* WORK REQUIRED *
Select the lines that contain "matplotlib" and copy each of them.

* SOURCE MATERIAL *

....................

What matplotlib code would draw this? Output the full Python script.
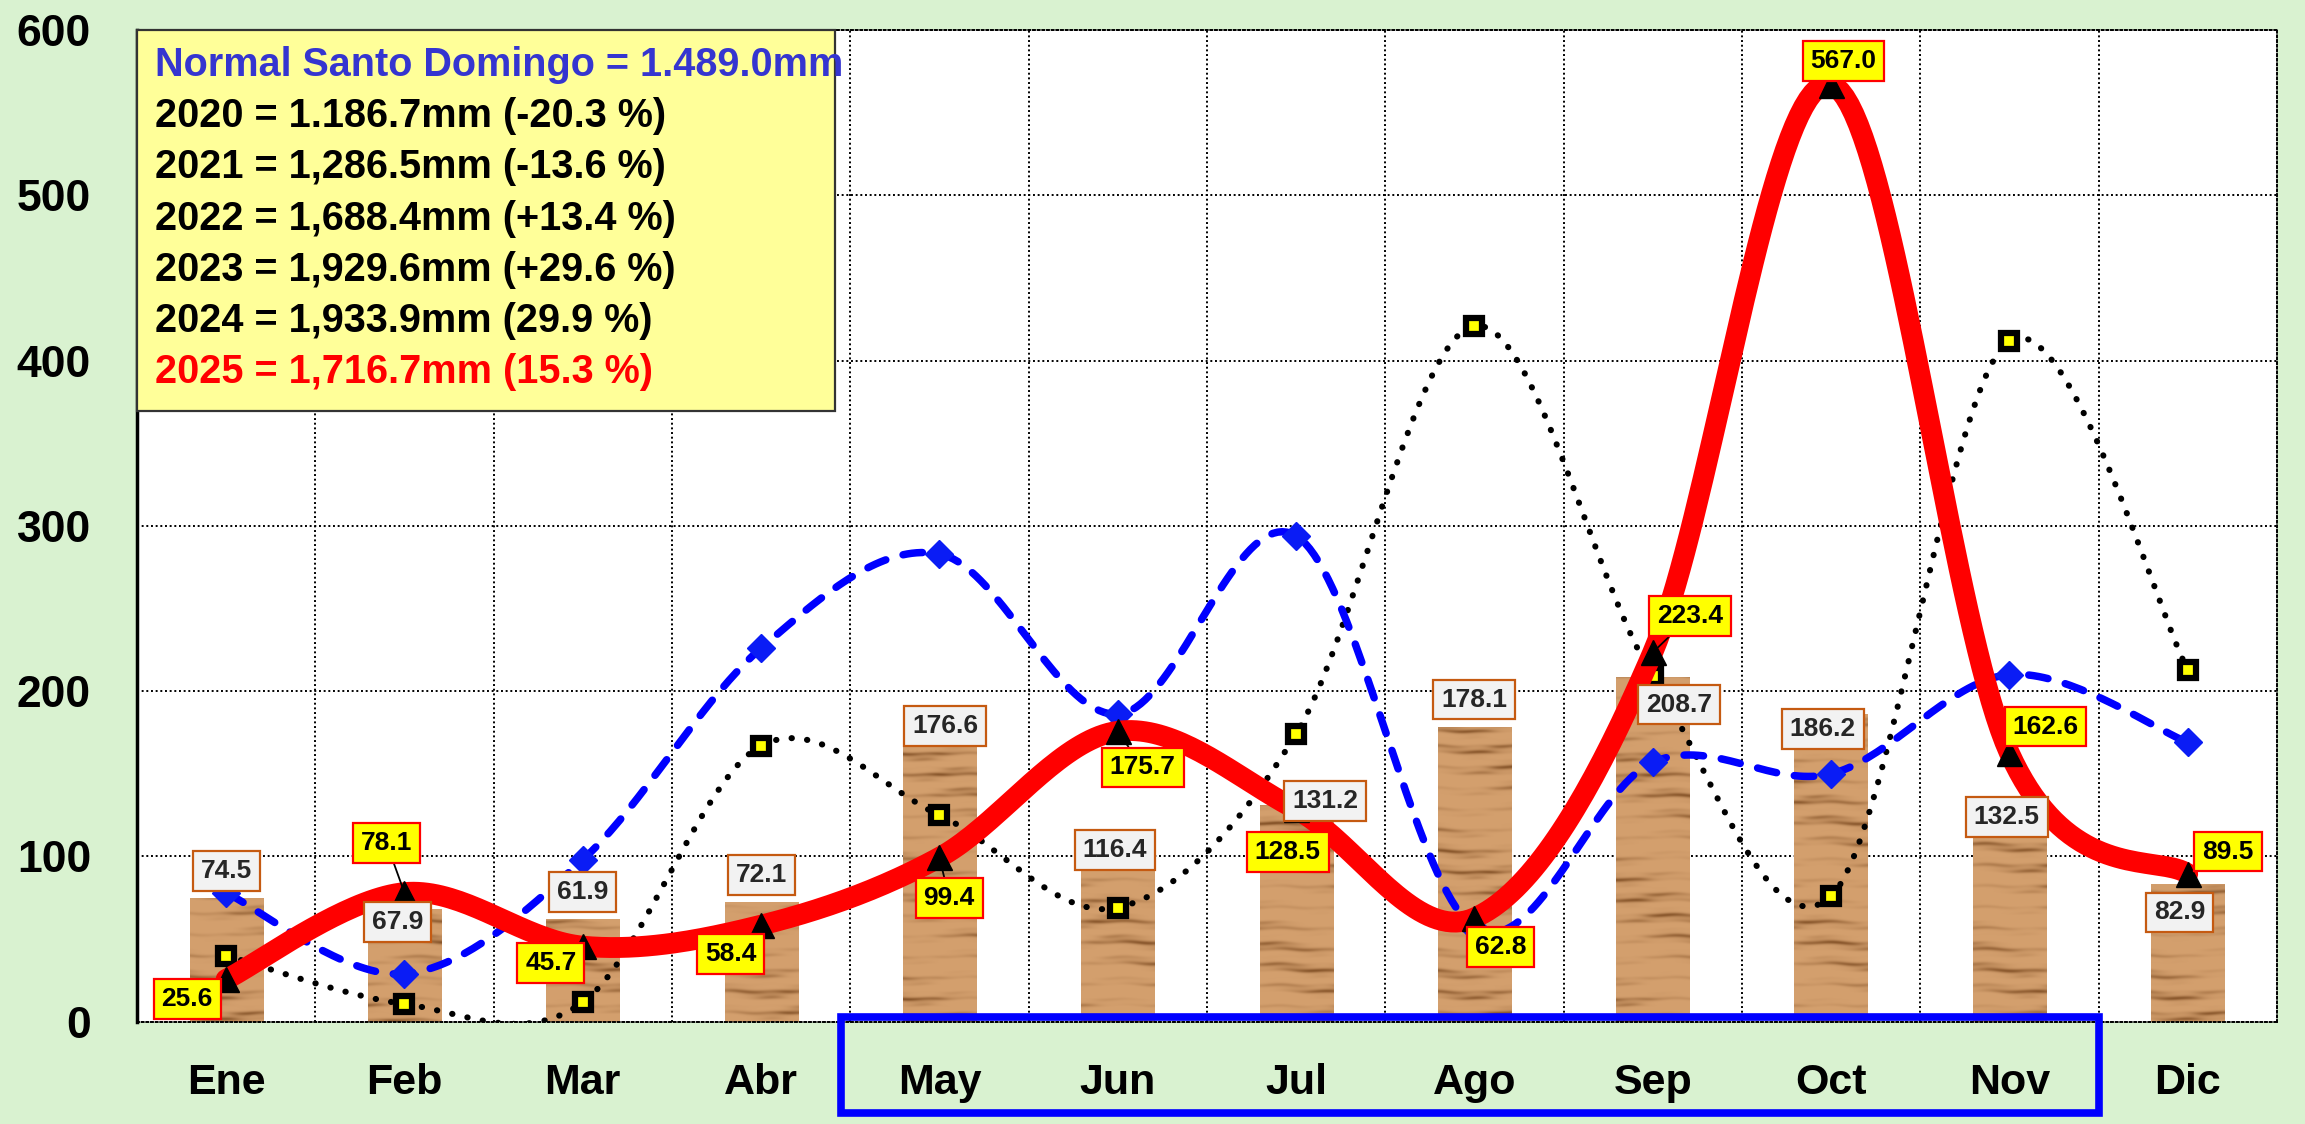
import numpy as np
import matplotlib
matplotlib.use("Agg")
import matplotlib.pyplot as plt
from matplotlib.patches import Rectangle
from matplotlib.transforms import blended_transform_factory

# data
months = ["Ene", "Feb", "Mar", "Abr", "May", "Jun", "Jul", "Ago", "Sep", "Oct", "Nov", "Dic"]
bars_mm = [74.5, 67.9, 61.9, 72.1, 176.6, 116.4, 131.2, 178.1, 208.7, 186.2, 132.5, 82.9]
rain_2025 = [25.6, 78.1, 45.7, 58.4, 99.4, 175.7, 128.5, 62.8, 223.4, 567.0, 162.6, 89.5]
blue_series = [78, 29, 98, 226, 283, 186, 294, 57, 157, 150, 210, 169]
dotted_series = [40, 10.7, 11.7, 167, 125, 69, 174, 421, 209, 76, 412, 213]

legend_lines = ["Normal Santo Domingo = 1.489.0mm",
                "2020 = 1.186.7mm (-20.3 %)",
                "2021 = 1,286.5mm (-13.6 %)",
                "2022 = 1,688.4mm (+13.4 %)",
                "2023 = 1,929.6mm (+29.6 %)",
                "2024 = 1,933.9mm (29.9 %)",
                "2025 = 1,716.7mm (15.3 %)"]
legend_colors = ["#3535d0", "black", "black", "black", "black", "black", "#ff0000"]

# label offsets in points (layout only)
red_off = [(-28, -14), (-13, 36), (-23, -12), (-22, -21), (7, -29), (18, -26),
           (-6, -31), (19, -21), (27, 26), (9, 17), (26, 19), (29, 16)]
bar_off = [(0, 20), (-5, -9), (0, 20), (0, 20), (4, 3), (-2, -15),
           (21, 3), (0, 20), (19, -20), (-6, -11), (-2, -10), (-6, -20)]
red_leader = [False, True, False, False, True, True, False, False, True, False, False, False]
bar_leader = [False, False, False, False, False, False, True, False, False, False, False, False]

plt.rcParams['font.family'] = ['Liberation Sans', 'DejaVu Sans']


def smooth(vals, n=40):
    # Excel-like smoothed line (Catmull-Rom as cubic Bezier)
    p = np.column_stack([np.arange(len(vals), dtype=float), np.asarray(vals, float)])
    pts = np.vstack([p[0], p, p[-1]])
    t = np.linspace(0, 1, n)[:, None]
    out = []
    for i in range(1, len(pts) - 2):
        p0, p1, p2, p3 = pts[i - 1], pts[i], pts[i + 1], pts[i + 2]
        c1 = p1 + (p2 - p0) / 6
        c2 = p2 - (p3 - p1) / 6
        seg = (1 - t)**3 * p1 + 3 * (1 - t)**2 * t * c1 + 3 * (1 - t) * t**2 * c2 + t**3 * p2
        out.append(seg if i == 1 else seg[1:])
    s = np.vstack(out)
    return s[:, 0], s[:, 1]


def wood(rows, cols, seed):
    # simple horizontal wood grain
    yy, xx = np.mgrid[0:rows, 0:cols].astype(float)
    g = (0.5 * np.sin(yy * 0.31 + 0.8 * np.sin(xx * 0.07 + seed) + seed)
         + 0.2 * np.sin(yy * 0.9 + 0.5 * np.sin(xx * 0.15 + 2 * seed))
         + 0.3 * np.sin(yy * 0.05 + xx * 0.03 + seed))
    g = (g - g.min()) / (g.max() - g.min())
    g = g**5
    light = np.array([212, 160, 110]) / 255
    dark = np.array([135, 85, 42]) / 255
    return light + (dark - light) * g[..., None]


fig = plt.figure(figsize=(23.05, 11.24), dpi=100, facecolor="#d9f2d0")
ax = fig.add_axes([0.0594, 0.0910, 0.9284, 0.8823])
ax.set_facecolor("white")

x = np.arange(len(months))
bw = 0.41

bars = ax.bar(x, bars_mm, width=bw, color="#c8915a", zorder=2)
for i, (b, v) in enumerate(zip(bars, bars_mm)):
    rows = max(int(v * 1.65), 2)
    img = wood(rows, 72, i * 1.7)
    ax.imshow(img[::-1], extent=(i - bw / 2, i + bw / 2, 0, v), aspect="auto",
              zorder=2.1, interpolation="bilinear")

sx, sy = smooth(dotted_series)
ax.plot(sx, sy, color="black", lw=4.4, ls=(0, (0.05, 2.5)), dash_capstyle="round", zorder=3)
ax.plot(x, dotted_series, ls="none", marker="s", ms=11, mfc="yellow", mec="black", mew=4.5, zorder=3.2)

sx, sy = smooth(blue_series)
ax.plot(sx, sy, color="#0000ff", lw=5.4, ls=(0, (2.6, 2.4)), dash_capstyle="round", zorder=4)
ax.plot(x, blue_series, ls="none", marker="D", ms=14, color="#0a1cf5", zorder=4.2)

sx, sy = smooth(rain_2025)
ax.plot(sx, sy, color="#ff0000", lw=15, solid_capstyle="round", zorder=5)
ax.plot(x, rain_2025, ls="none", marker="^", ms=18, color="black", zorder=5.2)

for i, v in enumerate(bars_mm):
    ap = dict(arrowstyle="-", color="black", lw=1.3, shrinkA=0, shrinkB=0) if bar_leader[i] else None
    ax.annotate(f"{v:.1f}", xy=(i, v), xytext=bar_off[i], textcoords="offset points",
                ha="center", va="center", fontsize=19, fontweight="bold", color="#262626",
                bbox=dict(boxstyle="square,pad=0.3", fc="#f2f2f2", ec="#c55a11", lw=1.6),
                arrowprops=ap, zorder=8)

for i, v in enumerate(rain_2025):
    ap = dict(arrowstyle="-", color="black", lw=1.3, shrinkA=0, shrinkB=4) if red_leader[i] else None
    ax.annotate(f"{v:.1f}", xy=(i, v), xytext=red_off[i], textcoords="offset points",
                ha="center", va="center", fontsize=19, fontweight="bold", color="black",
                bbox=dict(boxstyle="square,pad=0.3", fc="#ffff00", ec="#ff0000", lw=1.6),
                arrowprops=ap, zorder=9)

ax.set_xlim(-0.5, len(months) - 0.5)
ax.set_ylim(0, 600)
ax.set_yticks(range(0, 601, 100))
ax.set_xticks(x)
ax.set_xticklabels(months)
ax.set_xticks(np.arange(0.5, len(months) - 1, 1), minor=True)
ax.set_axisbelow(True)
ax.yaxis.grid(True, ls=(0, (1, 1.4)), color="black", lw=1.4)
ax.xaxis.grid(True, which="minor", ls=(0, (1, 1.4)), color="black", lw=1.4)
ax.tick_params(axis="both", which="both", length=0)
ax.tick_params(axis="y", pad=33, labelsize=32)
ax.tick_params(axis="x", pad=30, labelsize=31)
for lab in ax.get_xticklabels() + ax.get_yticklabels():
    lab.set_fontweight("bold")
for side in ["top", "right", "bottom"]:
    ax.spines[side].set_linestyle((0, (1, 1.4)))
    ax.spines[side].set_linewidth(1.4)
ax.spines["left"].set_linewidth(2.5)

# legend box in the top-left corner
fig.patches.append(Rectangle((0.0594, 0.6343), 0.3028, 0.339, transform=fig.transFigure,
                             fc="#ffff99", ec="#333333", lw=1.6, zorder=20))
for k, (txt, col) in enumerate(zip(legend_lines, legend_colors)):
    fig.text(0.0672, 0.9422 - k * 0.0456, txt, color=col, fontsize=28.5, fontweight="bold",
             va="center", ha="left", zorder=21)

# blue frame around May..Nov labels
trans = blended_transform_factory(ax.transData, fig.transFigure)
i0, i1 = months.index("May"), months.index("Nov")
fig.patches.append(Rectangle((i0 - 0.55, 0.0098), (i1 + 0.5) - (i0 - 0.55), 0.0854,
                             transform=trans, fill=False, ec="#0000ff", lw=5.5, zorder=20))

fig.savefig("out.png", dpi=100, facecolor=fig.get_facecolor())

....................

* COMPLETE ANSWER *
What matplotlib code would draw this? Output the full Python script.
import matplotlib
matplotlib.use("Agg")
import matplotlib.pyplot as plt
from matplotlib.patches import Rectangle
from matplotlib.transforms import blended_transform_factory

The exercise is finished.